Exercise goal - Sift the listing for lines that hold the string "chart" and pull them out.

Entries taken from a collection
────────

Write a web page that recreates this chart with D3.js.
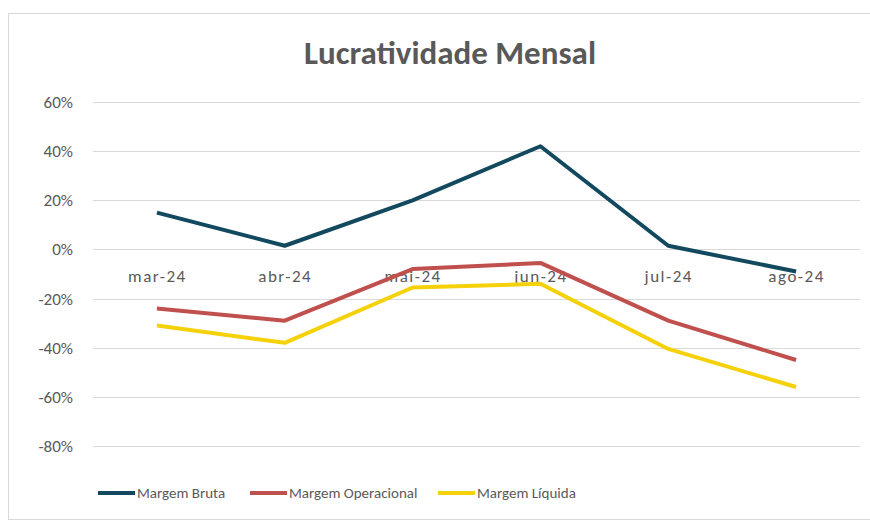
<!DOCTYPE html>
<html>
<head>
<meta charset="utf-8">
<script src="https://cdn.jsdelivr.net/npm/d3@7"></script>
<style>
  body { margin: 0; background: #fff; }
  svg text { font-family: Calibri, Lato, "Open Sans", sans-serif; fill: #595959; }
</style>
</head>
<body>
<script>
const months = ["mar-24", "abr-24", "mai-24", "jun-24", "jul-24", "ago-24"]
const bruta = [15, 1.5, 20, 42, 1.5, -9]
const operacional = [-24, -29, -8, -5.5, -29, -45]
const liquida = [-31, -38, -15.5, -14, -40.5, -56]
const yTicks = [60, 40, 20, 0, -20, -40, -60, -80]
const seriesNames = ["Margem Bruta", "Margem Operacional", "Margem Líquida"]
const seriesColors = ["#12495e", "#c0504d", "#f5d10a"]

const W = 870, H = 525
const svg = d3.select("body").append("svg")
              .attr("width", W)
              .attr("height", H)

// chart frame
svg.append("rect")
   .attr("x", 8.5).attr("y", 13.5)
   .attr("width", 880).attr("height", 506)
   .attr("fill", "#fff")
   .attr("stroke", "#d9d9d9")

svg.append("text")
   .attr("x", 450).attr("y", 64)
   .attr("text-anchor", "middle")
   .style("font-size", "33px")
   .style("font-weight", "bold")
   .text("Lucratividade Mensal")

const x = d3.scalePoint()
            .domain(months)
            .range([93, 860])
            .padding(0.5)

const y = d3.scaleLinear()
            .domain([-80, 60])
            .range([446, 102])

// gridlines
svg.append("g")
   .selectAll("line")
   .data(yTicks)
   .enter()
   .append("line")
   .attr("x1", 93).attr("x2", 860)
   .attr("y1", d => Math.round(y(d)) + 0.5)
   .attr("y2", d => Math.round(y(d)) + 0.5)
   .attr("stroke", "#d9d9d9")
   .attr("stroke-width", 1)

// y labels
svg.append("g")
   .selectAll("text")
   .data(yTicks)
   .enter()
   .append("text")
   .attr("x", 73)
   .attr("y", d => y(d) + 6)
   .attr("text-anchor", "end")
   .style("font-size", "17px")
   .text(d => d + "%")

// category axis on zero line
const xAxis = d3.axisBottom(x).tickSize(0).tickPadding(20)
const gx = svg.append("g")
              .attr("transform", `translate(0, ${Math.round(y(0)) + 0.5})`)
              .call(xAxis)
gx.select(".domain").remove()
gx.selectAll("text")
  .style("font-size", "17px")
  .style("letter-spacing", "1.5px")
  .attr("fill", "#595959")

const series = [bruta, operacional, liquida]
const line = d3.line()
               .x((d, i) => x(months[i]))
               .y(d => y(d))

svg.append("g")
   .selectAll("path")
   .data(series)
   .enter()
   .append("path")
   .attr("d", d => line(d))
   .attr("fill", "none")
   .attr("stroke", (d, i) => seriesColors[i])
   .attr("stroke-width", 4)
   .attr("stroke-linejoin", "round")

// legend
const legendX = [98, 250, 438]
const legend = svg.append("g")
                  .selectAll("g")
                  .data(seriesNames)
                  .enter()
                  .append("g")
                  .attr("transform", (d, i) => `translate(${legendX[i]}, 493)`)
legend.append("line")
      .attr("x1", 0).attr("x2", 37)
      .attr("stroke", (d, i) => seriesColors[i])
      .attr("stroke-width", 4)
legend.append("text")
      .attr("x", 39).attr("y", 5)
      .style("font-size", "15px")
      .text(d => d)
</script>
</body>
</html>
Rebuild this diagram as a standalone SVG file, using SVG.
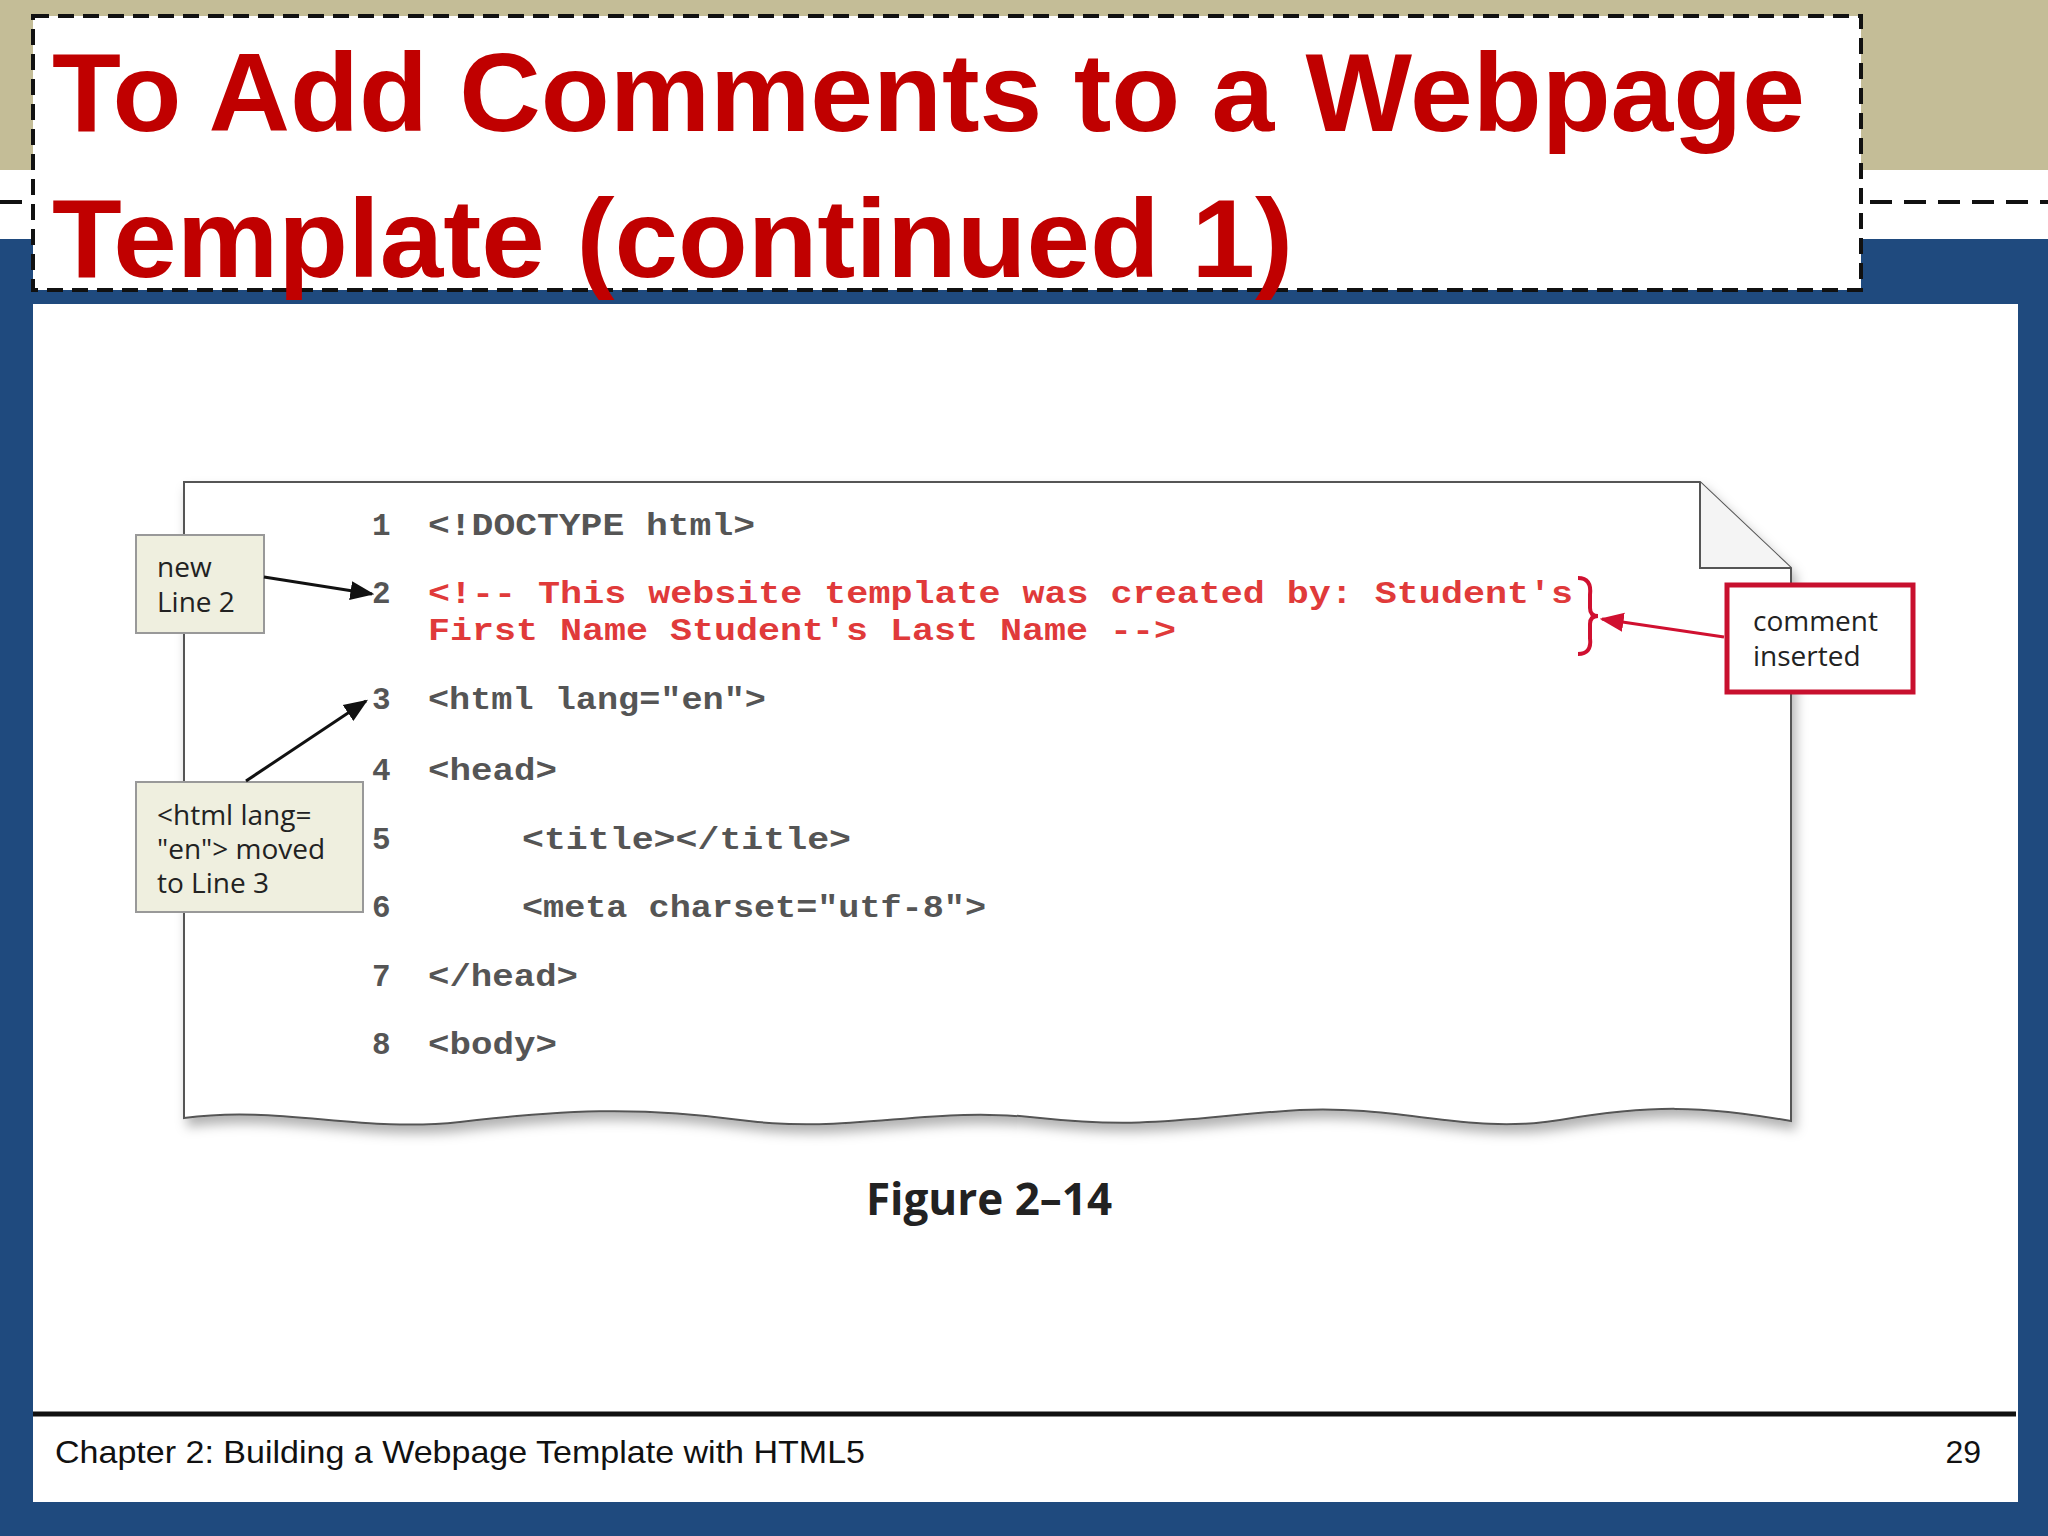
<svg xmlns="http://www.w3.org/2000/svg" width="2048" height="1536" viewBox="0 0 2048 1536">
<style>
.code{font-family:"Liberation Mono",monospace;font-weight:bold;font-size:31px;fill:#555}
.red{fill:#e03a3a}
.lbl{font-family:"Open Sans","DejaVu Sans",sans-serif;font-size:28px;fill:#222}
.title{font-family:"Liberation Sans",sans-serif;font-weight:bold;font-size:112px;fill:#c00000}
</style>
<defs>
<marker id="ab" viewBox="0 0 10 10" refX="9" refY="5" markerWidth="8" markerHeight="8" orient="auto"><path d="M0,1 L10,5 L0,9 z" fill="#111"/></marker>
<marker id="ar" viewBox="0 0 10 10" refX="9" refY="5" markerWidth="8" markerHeight="8" orient="auto"><path d="M0,1 L10,5 L0,9 z" fill="#d01030"/></marker>
<filter id="sh" x="-5%" y="-5%" width="110%" height="115%"><feDropShadow dx="4" dy="8" stdDeviation="6" flood-color="#000" flood-opacity="0.3"/></filter>
</defs>
<rect width="2048" height="1536" fill="#1f4a7e"/>
<rect width="2048" height="170" fill="#c4bd97"/>
<rect y="170" width="2048" height="69" fill="#fff"/>
<line x1="0" y1="202" x2="2048" y2="202" stroke="#111" stroke-width="4" stroke-dasharray="22,12"/>
<rect x="33" y="304" width="1985" height="1198" fill="#fff"/>
<g id="title">
<rect x="33" y="16" width="1828" height="274" fill="#fff" stroke="#111" stroke-width="4" stroke-dasharray="16,9"/>
<text class="title" x="52" y="131" textLength="1753" lengthAdjust="spacingAndGlyphs">To Add Comments to a Webpage</text>
<text class="title" x="52" y="277" textLength="1241" lengthAdjust="spacingAndGlyphs">Template (continued 1)</text>
</g>
<g id="paper">
<path d="M184,482 L1700,482 L1791,568 L1791,1121 C1700,1105 1650,1105 1560,1120 C1470,1135 1400,1105 1300,1110 C1200,1116 1150,1130 1040,1118 C930,1105 850,1135 740,1120 C640,1106 560,1110 460,1122 C360,1133 280,1105 184,1118 Z" fill="#fff" stroke="#555" stroke-width="2" filter="url(#sh)"/>
<path d="M1700,482 L1700,568 L1791,568" fill="#f4f4f4" stroke="#555" stroke-width="2"/>
</g>
<g id="code">
<text class="code" x="372" y="535">1</text><text class="code" x="428" y="535" textLength="327" lengthAdjust="spacingAndGlyphs">&lt;!DOCTYPE html&gt;</text>
<text class="code" x="372" y="603">2</text><text class="code red" x="428" y="603" textLength="1145" lengthAdjust="spacingAndGlyphs">&lt;!-- This website template was created by: Student's</text>
<text class="code red" x="428" y="640" textLength="748" lengthAdjust="spacingAndGlyphs">First Name Student's Last Name --&gt;</text>
<text class="code" x="372" y="709">3</text><text class="code" x="428" y="709" textLength="338" lengthAdjust="spacingAndGlyphs">&lt;html lang="en"&gt;</text>
<text class="code" x="372" y="780">4</text><text class="code" x="428" y="780" textLength="129" lengthAdjust="spacingAndGlyphs">&lt;head&gt;</text>
<text class="code" x="372" y="849">5</text><text class="code" x="522" y="849" textLength="329" lengthAdjust="spacingAndGlyphs">&lt;title&gt;&lt;/title&gt;</text>
<text class="code" x="372" y="917">6</text><text class="code" x="522" y="917" textLength="464" lengthAdjust="spacingAndGlyphs">&lt;meta charset="utf-8"&gt;</text>
<text class="code" x="372" y="986">7</text><text class="code" x="428" y="986" textLength="150" lengthAdjust="spacingAndGlyphs">&lt;/head&gt;</text>
<text class="code" x="372" y="1054">8</text><text class="code" x="428" y="1054" textLength="129" lengthAdjust="spacingAndGlyphs">&lt;body&gt;</text>
<path d="M1578,578 Q1592,578 1590,595 L1590,608 Q1590,616 1598,616 Q1590,616 1590,624 L1590,638 Q1592,654 1578,654" fill="none" stroke="#d01030" stroke-width="4"/>
</g>
<g id="n-new">
<rect x="136" y="535" width="128" height="98" fill="#efefdf" stroke="#999" stroke-width="2"/>
<text class="lbl" x="157" y="577">new</text><text class="lbl" x="157" y="612">Line 2</text>
</g>
<g id="n-html">
<rect x="136" y="782" width="227" height="130" fill="#efefdf" stroke="#999" stroke-width="2"/>
<text class="lbl" x="157" y="825">&lt;html lang=</text><text class="lbl" x="157" y="859">"en"&gt; moved</text><text class="lbl" x="157" y="893">to Line 3</text>
</g>
<g id="n-comment">
<rect x="1727" y="585" width="186" height="107" fill="#fff" stroke="#c8102e" stroke-width="5"/>
<text class="lbl" x="1753" y="631" font-size="27">comment</text><text class="lbl" x="1753" y="666" font-size="27">inserted</text>
</g>
<g id="connectors">
<line x1="264" y1="577" x2="372" y2="594" stroke="#111" stroke-width="3" marker-end="url(#ab)"/>
<line x1="246" y1="781" x2="366" y2="701" stroke="#111" stroke-width="3" marker-end="url(#ab)"/>
<line x1="1724" y1="637" x2="1602" y2="619" stroke="#d01030" stroke-width="3" marker-end="url(#ar)"/>
</g>
<text x="989" y="1215" text-anchor="middle" font-family="Open Sans,DejaVu Sans,sans-serif" font-weight="bold" font-size="44" fill="#222">Figure 2–14</text>
<line x1="33" y1="1414" x2="2016" y2="1414" stroke="#111" stroke-width="5"/>
<text x="55" y="1463" font-family="Liberation Sans,sans-serif" font-size="32" fill="#111" textLength="810" lengthAdjust="spacingAndGlyphs">Chapter 2: Building a Webpage Template with HTML5</text>
<text x="1981" y="1463" text-anchor="end" font-family="Liberation Sans,sans-serif" font-size="32" fill="#111">29</text>
</svg>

────────

Response below -
Write a web page that recreates this chart with D3.js.
// chart frame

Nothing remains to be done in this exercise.